Shengchang“All Biofuels Aren’t Created Equal” noted Tom Schueneman over at Triple Pundit yesterday. A solid point that brings some perspective to the ongoing discussion over the viability of biofuels. There is a significant difference between the moral issues raised by, say, a huge American corporation jacking up global corn prices by converting food products into fuel and a small company producing biofuel from crop waste.

In fact, I just posted a Rising Ventures article profiling a Chinese company that is characterized by the latter. Shengchang Bioenergy produces biofuels from what they call “crop waste,” a much better source than ethanol from corn as it does not convert crops that would be used for food into fuel.The article Tom’s blog references makes this distinction pretty clearly, quoting Jean Zigler at a UN meeting on Friday. I was surprised to read his claim that contrary to what Shengchang says to have accomplished, biofuels made from crop waste are about five years off. Rather than Shengchang employing some technology of the future unbeknownst to American scientists, it is more likely there is a wide definition of what entails “crop waste.”

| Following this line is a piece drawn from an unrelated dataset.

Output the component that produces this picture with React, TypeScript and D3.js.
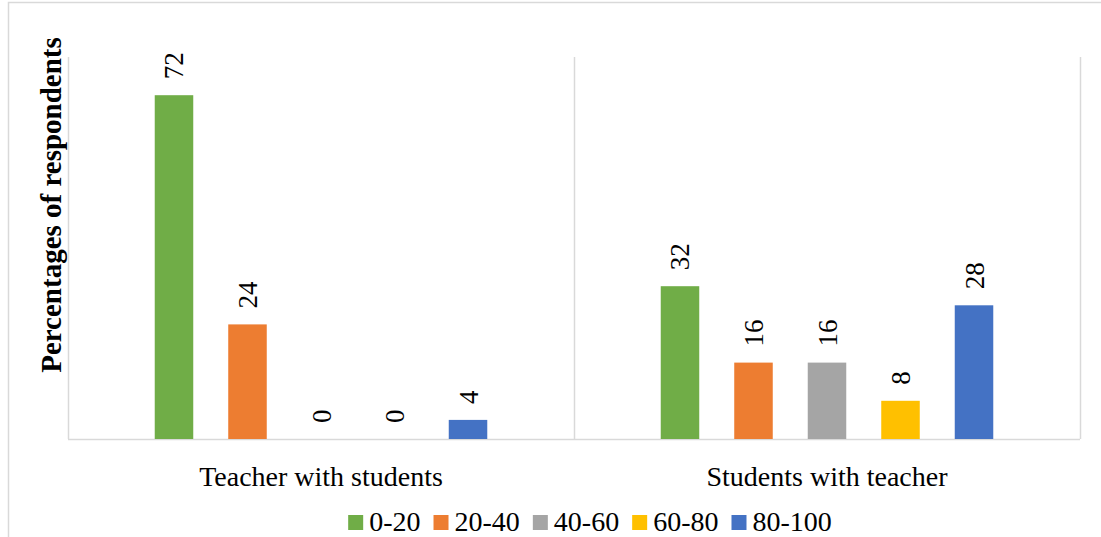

Any thoughts on this? I would be interested to know if readers feel that crop waste is actually a desirable alternative energy or if it raises yet more moral quandaries. And are there major differences in energy yield between different types of crop waste?

Either way, the Shengchang model is one to be emulated – crop waste purchased directly from farmer co-ops so that no additional energy is expended growing crops specifically for energy and farmers get a good source of extra income on materials they would discard anyway. Is there finally a biofuels win-win for the environment and the BoP?